Written exercise
Reproduce, character for character, the entries from their opening line through the line with "XAxis, YAxis, LabelList".

═══ Stored records ═══

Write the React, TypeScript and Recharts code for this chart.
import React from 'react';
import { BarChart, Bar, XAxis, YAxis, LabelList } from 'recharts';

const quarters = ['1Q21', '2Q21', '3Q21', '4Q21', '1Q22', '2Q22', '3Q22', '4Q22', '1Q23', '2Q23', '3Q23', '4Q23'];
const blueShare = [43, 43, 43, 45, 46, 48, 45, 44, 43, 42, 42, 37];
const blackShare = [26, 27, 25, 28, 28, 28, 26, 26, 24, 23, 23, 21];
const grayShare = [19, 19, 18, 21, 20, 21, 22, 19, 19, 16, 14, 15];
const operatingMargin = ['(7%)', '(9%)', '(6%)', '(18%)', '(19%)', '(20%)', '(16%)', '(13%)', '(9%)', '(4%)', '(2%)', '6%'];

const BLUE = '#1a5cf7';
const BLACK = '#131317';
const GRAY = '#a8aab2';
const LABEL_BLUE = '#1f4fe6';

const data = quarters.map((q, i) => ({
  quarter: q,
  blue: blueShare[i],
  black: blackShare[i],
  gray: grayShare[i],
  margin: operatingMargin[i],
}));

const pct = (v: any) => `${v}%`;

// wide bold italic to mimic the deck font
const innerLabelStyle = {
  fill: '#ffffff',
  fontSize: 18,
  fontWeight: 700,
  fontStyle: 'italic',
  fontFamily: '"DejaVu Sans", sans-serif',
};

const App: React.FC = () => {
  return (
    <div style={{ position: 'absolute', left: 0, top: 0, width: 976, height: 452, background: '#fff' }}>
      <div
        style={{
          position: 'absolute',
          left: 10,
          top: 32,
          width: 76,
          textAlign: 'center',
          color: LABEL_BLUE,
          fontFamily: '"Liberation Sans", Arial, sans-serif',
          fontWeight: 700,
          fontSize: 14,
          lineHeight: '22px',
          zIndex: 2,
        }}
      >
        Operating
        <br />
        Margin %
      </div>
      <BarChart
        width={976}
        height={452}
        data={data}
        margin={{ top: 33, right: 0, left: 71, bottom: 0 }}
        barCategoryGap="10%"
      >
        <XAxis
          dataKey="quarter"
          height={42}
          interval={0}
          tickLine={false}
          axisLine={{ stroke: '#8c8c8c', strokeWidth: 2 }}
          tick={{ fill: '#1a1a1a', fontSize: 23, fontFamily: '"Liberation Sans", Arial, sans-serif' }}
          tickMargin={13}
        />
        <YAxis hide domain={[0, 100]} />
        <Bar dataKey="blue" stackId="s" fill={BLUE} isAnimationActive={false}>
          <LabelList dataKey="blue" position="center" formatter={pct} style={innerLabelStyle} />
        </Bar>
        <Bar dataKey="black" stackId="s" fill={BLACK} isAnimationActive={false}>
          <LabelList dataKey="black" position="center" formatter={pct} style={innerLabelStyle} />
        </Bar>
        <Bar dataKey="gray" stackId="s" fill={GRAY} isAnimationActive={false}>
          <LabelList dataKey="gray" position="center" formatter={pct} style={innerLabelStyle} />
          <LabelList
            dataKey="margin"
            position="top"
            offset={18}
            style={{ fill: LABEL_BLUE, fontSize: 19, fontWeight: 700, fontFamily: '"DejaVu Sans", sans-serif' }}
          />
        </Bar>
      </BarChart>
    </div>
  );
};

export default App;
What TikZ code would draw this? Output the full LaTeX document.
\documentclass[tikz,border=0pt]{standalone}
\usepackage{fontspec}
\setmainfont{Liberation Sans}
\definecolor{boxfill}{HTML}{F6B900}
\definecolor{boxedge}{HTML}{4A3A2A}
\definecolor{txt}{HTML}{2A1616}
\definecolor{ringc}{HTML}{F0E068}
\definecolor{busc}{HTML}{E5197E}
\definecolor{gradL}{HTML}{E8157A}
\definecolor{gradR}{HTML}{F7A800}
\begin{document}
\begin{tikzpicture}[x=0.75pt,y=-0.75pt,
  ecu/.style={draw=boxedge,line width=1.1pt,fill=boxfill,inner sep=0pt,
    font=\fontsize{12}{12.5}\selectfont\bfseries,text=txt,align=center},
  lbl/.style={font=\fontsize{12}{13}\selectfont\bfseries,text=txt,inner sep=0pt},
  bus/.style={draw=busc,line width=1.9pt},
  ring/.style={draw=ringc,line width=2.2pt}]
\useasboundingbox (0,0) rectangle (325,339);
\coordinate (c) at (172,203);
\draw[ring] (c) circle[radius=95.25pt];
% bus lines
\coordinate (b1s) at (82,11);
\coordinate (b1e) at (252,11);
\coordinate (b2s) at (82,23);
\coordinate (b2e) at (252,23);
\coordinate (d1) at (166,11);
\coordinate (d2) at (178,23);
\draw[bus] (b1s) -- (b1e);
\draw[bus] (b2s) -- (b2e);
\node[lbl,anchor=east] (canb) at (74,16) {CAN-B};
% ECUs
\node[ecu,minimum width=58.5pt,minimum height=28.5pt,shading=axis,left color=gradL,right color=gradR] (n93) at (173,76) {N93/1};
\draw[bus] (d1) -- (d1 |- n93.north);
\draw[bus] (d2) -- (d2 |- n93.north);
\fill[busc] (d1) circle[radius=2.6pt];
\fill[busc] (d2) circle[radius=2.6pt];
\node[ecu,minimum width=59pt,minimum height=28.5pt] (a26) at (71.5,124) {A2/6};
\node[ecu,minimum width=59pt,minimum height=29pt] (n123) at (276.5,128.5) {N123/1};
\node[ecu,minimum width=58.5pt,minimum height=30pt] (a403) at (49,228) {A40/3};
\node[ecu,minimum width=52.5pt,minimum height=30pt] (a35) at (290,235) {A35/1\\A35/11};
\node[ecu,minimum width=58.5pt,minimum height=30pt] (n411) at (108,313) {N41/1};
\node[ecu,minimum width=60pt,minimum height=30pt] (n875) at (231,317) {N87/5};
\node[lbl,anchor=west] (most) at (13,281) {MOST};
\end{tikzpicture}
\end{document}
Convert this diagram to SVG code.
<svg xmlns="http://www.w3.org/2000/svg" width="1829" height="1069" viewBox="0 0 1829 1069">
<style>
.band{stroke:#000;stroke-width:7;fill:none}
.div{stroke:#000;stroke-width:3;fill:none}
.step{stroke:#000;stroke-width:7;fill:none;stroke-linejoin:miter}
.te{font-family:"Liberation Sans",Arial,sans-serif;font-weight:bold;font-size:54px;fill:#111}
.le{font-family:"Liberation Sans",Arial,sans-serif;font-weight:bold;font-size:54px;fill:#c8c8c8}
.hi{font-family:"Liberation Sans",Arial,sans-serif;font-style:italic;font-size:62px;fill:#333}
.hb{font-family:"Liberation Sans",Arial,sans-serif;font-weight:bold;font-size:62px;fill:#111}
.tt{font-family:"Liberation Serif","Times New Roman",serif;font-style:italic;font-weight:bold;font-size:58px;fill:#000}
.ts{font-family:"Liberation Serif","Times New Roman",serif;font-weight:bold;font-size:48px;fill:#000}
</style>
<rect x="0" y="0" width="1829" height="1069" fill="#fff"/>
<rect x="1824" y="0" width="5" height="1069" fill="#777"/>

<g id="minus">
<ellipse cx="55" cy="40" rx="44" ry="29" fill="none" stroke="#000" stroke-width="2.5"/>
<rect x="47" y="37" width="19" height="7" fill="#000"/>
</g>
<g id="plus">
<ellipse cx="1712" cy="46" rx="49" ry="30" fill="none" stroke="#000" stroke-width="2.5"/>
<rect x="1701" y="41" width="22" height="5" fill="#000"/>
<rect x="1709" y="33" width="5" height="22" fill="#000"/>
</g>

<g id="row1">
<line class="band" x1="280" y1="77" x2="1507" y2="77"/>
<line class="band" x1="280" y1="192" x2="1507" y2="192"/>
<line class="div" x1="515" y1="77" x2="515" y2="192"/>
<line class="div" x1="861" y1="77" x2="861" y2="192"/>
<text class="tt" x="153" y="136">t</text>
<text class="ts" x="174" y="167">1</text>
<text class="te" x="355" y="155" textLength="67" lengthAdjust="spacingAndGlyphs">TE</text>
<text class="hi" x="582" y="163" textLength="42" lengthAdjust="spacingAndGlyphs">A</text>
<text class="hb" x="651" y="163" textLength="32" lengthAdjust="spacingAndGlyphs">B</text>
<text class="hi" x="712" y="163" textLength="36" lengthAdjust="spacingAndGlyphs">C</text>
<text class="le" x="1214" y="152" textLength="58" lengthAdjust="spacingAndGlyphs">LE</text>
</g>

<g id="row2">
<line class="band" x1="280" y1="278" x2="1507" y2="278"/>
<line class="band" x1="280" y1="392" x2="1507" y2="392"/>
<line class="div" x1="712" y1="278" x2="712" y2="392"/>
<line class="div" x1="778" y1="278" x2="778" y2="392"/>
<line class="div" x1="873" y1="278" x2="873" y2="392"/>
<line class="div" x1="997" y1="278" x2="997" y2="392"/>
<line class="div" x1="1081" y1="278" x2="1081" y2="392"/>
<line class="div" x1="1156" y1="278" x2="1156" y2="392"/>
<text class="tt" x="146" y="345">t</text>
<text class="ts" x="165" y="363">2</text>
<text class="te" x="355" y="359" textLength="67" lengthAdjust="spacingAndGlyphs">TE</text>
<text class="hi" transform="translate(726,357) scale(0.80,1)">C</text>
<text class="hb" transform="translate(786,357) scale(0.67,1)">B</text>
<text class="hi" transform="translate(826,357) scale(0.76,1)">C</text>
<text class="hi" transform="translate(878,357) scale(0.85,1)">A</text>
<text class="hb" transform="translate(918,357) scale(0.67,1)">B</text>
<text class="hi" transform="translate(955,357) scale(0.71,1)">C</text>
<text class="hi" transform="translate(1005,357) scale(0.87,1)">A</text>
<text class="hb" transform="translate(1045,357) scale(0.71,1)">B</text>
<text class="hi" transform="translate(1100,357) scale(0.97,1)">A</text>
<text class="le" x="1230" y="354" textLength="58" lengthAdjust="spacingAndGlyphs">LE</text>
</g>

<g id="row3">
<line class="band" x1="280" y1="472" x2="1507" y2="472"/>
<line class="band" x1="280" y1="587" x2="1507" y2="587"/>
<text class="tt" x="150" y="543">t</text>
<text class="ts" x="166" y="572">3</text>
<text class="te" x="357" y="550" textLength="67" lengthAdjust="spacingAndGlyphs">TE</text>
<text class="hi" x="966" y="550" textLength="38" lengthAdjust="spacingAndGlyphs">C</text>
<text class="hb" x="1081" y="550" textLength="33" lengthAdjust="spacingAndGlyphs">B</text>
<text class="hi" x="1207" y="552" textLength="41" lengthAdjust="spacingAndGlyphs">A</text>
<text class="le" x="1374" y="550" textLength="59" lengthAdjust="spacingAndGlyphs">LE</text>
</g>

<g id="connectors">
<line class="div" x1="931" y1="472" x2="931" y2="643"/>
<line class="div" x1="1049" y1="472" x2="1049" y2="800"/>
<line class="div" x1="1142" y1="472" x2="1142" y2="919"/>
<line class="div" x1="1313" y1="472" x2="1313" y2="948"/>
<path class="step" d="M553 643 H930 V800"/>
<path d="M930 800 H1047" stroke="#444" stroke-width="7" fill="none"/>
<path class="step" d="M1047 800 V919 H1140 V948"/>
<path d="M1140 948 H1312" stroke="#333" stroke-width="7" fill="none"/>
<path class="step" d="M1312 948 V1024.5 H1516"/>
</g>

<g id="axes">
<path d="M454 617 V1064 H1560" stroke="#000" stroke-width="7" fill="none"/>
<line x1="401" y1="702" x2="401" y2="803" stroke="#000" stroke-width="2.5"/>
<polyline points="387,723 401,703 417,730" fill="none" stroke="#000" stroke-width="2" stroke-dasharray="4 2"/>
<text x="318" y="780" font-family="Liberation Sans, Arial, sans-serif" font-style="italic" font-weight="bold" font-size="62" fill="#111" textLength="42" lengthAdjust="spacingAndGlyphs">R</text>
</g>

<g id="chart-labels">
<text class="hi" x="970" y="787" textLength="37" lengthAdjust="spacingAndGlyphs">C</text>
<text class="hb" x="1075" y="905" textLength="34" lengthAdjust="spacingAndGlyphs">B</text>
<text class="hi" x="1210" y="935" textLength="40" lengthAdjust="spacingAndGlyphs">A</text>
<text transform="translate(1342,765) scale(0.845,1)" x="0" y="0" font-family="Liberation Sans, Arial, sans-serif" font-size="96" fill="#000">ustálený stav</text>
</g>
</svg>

═══

Exercise result
Write the React, TypeScript and Recharts code for this chart.
import React from 'react';
import { BarChart, Bar, XAxis, YAxis, LabelList } from 'recharts';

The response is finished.